Our simulations include CO2 fluxes from monthly fossil fuel
burning and cement production CO2 emissions from the Carbon Dioxide
Information Analysis Center (CDIAC) inventory for year 2009 (Andres et al.,
2010), monthly biomass burning from the third version of the Global Fire
Emission Database (GFEDv3) for 2010 (van der Werf et al., 2010; Mu et al.,
2011), climatological biofuel burning (Yevich and Logan, 2003), monthly
ocean exchange (Takahashi et al., 2009), 3-hourly biospheric fluxes from the
Carnegie–Ames–Stanford Approach (CASA) model for 2000 (Olsen and Randerson,
2004), annual climatology terrestrial biosphere exchange based on TransCom
CO2 inversion results adjusted with GFEDv2 fire emissions (Baker et
al., 2006b; van der Werf et al., 2006), the chemical production of CO2
from the atmospheric oxidation of other carbon species (Nassar et al.,
2010), the monthly emissions from shipping (Olivier and Berdowski, 2001), and
aviation CO2 emissions (Friedl, 1997; Sausen and Schuman, 2000; Kim et
al., 2005, 2007; Wilkerson et al., 2010). For this work, our model
simulation was initialized on 01 January 2008 with a globally uniform 3-D
CO2 field of 383.76 ppm. According to the record of NOAA-ESRL Mauna Loa
Observatory in Hawaii (http://www.esrl.noaa.gov/gmd/ccgg/),
which is a marine surface site, the annual mean CO2 at Mauna Loa in
2007 was 383.76 ppm, with monthly means of 383.89 ppm in December 2007 and
385.44 ppm in January 2008. A 2-year spin-up simulation from this
initialized state allows for model transport, sources and sinks to develop the
global spatial patterns of CO2; this approach was evaluated in
Nassar et al. (2010). After the spin-up run, the obtained CO2 fields
were used to drive the observing system simulation experiments. In all the
following OSSEs, we firstly assume the default surface CO2 fluxes
released with the GEOS-Chem model as the true CF series FTrue.Then we run
the GEOS-Chem model, driven by the true CF series FTrue, to obtain the true CO2 concentration results from 1 January 2010 to 31 December 2010
(i.e., the assimilation period). The artificial
CO2 observations are thus generated every day by sampling the daily
true CO2 concentrations through adding small random noise (whose error
variance is 0.01 ppm2) through the 136 observational sites used in this
study (Fig. 3). The first-guess CF series F∗ are set to 1.8FTrue, which drives the GEOS-Chem model at the same resolution
(2∘ latitude × 2.5∘ longitude) to produce the
background CO2 simulations from the spun-up equilibrium state.

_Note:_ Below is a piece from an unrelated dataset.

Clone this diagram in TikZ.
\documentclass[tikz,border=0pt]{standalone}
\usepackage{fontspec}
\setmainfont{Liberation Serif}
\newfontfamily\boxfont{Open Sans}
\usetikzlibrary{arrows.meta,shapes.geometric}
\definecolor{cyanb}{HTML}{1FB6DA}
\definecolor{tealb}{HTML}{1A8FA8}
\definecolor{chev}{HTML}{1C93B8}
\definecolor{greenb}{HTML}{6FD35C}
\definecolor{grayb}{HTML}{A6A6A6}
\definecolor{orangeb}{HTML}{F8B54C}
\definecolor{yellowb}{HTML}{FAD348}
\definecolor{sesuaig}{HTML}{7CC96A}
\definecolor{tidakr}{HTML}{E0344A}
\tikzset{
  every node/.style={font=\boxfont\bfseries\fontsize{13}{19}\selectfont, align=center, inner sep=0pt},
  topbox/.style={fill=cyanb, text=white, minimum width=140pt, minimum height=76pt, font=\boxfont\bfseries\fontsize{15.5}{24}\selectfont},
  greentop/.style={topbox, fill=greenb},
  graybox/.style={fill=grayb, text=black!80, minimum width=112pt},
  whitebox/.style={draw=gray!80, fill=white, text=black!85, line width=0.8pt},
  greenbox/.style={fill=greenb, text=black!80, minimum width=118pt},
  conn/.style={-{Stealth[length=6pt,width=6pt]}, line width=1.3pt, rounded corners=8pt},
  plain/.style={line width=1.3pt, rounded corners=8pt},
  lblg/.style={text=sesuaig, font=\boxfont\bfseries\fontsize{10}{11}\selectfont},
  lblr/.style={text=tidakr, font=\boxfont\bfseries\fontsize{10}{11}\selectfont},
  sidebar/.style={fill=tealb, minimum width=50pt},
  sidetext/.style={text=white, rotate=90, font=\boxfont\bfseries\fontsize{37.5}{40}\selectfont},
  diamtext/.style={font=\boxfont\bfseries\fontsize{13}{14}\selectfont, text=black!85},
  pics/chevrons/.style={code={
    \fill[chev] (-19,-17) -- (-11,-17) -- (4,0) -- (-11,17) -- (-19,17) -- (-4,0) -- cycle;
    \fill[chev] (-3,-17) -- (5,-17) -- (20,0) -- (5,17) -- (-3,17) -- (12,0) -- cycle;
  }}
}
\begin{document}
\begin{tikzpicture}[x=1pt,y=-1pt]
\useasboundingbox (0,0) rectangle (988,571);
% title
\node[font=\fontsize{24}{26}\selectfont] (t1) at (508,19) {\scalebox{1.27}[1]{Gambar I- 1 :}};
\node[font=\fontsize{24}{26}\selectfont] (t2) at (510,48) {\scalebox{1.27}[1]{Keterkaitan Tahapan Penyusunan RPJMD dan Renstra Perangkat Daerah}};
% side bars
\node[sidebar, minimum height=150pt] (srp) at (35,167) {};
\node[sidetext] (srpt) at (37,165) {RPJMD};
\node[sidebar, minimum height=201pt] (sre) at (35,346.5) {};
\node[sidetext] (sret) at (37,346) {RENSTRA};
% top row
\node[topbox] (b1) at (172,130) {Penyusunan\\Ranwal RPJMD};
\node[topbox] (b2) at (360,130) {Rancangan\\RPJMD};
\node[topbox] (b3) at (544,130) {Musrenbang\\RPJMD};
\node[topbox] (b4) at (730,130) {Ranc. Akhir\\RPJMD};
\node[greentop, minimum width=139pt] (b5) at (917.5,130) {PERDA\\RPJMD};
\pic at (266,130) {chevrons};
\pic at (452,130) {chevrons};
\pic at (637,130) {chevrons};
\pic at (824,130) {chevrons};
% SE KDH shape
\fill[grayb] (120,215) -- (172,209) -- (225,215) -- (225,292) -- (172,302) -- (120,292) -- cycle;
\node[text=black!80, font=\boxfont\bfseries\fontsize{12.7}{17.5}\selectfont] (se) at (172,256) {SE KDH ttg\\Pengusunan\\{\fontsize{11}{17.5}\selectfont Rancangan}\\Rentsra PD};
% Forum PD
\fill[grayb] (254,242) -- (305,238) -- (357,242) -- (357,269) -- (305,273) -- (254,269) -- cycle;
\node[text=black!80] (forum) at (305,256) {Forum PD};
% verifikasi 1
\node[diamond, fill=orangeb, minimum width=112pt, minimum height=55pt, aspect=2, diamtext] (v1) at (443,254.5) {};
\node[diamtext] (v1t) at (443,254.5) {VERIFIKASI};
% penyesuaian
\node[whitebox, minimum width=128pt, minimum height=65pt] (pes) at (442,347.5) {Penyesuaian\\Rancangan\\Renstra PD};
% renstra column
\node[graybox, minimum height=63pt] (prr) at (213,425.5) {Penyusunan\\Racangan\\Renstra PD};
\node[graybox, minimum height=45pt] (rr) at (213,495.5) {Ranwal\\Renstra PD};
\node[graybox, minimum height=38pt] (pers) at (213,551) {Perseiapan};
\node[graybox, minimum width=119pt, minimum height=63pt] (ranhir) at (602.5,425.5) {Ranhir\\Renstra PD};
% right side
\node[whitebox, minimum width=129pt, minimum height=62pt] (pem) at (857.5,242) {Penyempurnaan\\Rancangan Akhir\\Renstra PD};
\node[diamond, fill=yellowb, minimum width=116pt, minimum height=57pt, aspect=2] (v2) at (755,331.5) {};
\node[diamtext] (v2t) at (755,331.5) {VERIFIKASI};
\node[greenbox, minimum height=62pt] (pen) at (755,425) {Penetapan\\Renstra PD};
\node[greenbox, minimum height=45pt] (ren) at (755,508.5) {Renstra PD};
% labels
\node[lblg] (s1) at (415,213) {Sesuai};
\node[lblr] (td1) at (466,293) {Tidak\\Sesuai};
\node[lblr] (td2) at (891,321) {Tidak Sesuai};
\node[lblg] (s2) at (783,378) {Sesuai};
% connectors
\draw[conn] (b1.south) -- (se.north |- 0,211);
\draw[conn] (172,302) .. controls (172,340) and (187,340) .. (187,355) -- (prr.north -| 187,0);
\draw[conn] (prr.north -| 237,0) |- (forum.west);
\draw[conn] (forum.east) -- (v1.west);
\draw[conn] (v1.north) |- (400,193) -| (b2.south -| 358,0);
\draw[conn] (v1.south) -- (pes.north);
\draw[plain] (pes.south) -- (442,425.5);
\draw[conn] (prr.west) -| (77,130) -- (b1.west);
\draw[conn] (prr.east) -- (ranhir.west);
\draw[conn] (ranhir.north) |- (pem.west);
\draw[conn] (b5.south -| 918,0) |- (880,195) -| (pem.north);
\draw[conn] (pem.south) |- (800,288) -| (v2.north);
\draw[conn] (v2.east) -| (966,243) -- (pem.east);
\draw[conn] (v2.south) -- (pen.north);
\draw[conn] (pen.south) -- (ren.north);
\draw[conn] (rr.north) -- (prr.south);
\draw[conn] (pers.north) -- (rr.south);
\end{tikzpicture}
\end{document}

The observational sites used in this study.
The performance of our Tan-Tracker system is examined by comparison with the
simplified version (referred to as TT-S), taking only CFs as the prognostic
variables. TT-S is somewhat similar to CarbonTracker except that
the ensemble square root filter (EnSRF) has been replaced by the PODEn4DVar approach and the GEOS-Chem model is used instead of the TM5 model. Similar to CarbonTracker,
the GEOS-Chem model in TT-S is actually the observation operator linking the
CFs with CO2 observations. In TT-S, since the CO2 concentrations
are not assimilated together with the CFs, we first obtain the optimized
scaling factors through assimilating CO2 observations, and thus the CO2
concentrations are also updated by the GEOS-Chem modeling forced by the
optimized CFs. All the assimilation processes are initiated by the GEOS-Chem
model with first-guess CF series F∗ (=1.8FTrue) and
conducted continuously by assimilating the daily pseudo-observations
throughout the assimilation period. In all the assimilation experiments, the
scaling factors are initiated from λb,0(i,j)=1.0 (where i and
j are the longitude and latitude indexes, respectively, and 0 denotes the
rth (=0) assimilation cycle). In all the OSSEs, the default lag window is
5 weeks, and the observational window and optimized window are both 1 week.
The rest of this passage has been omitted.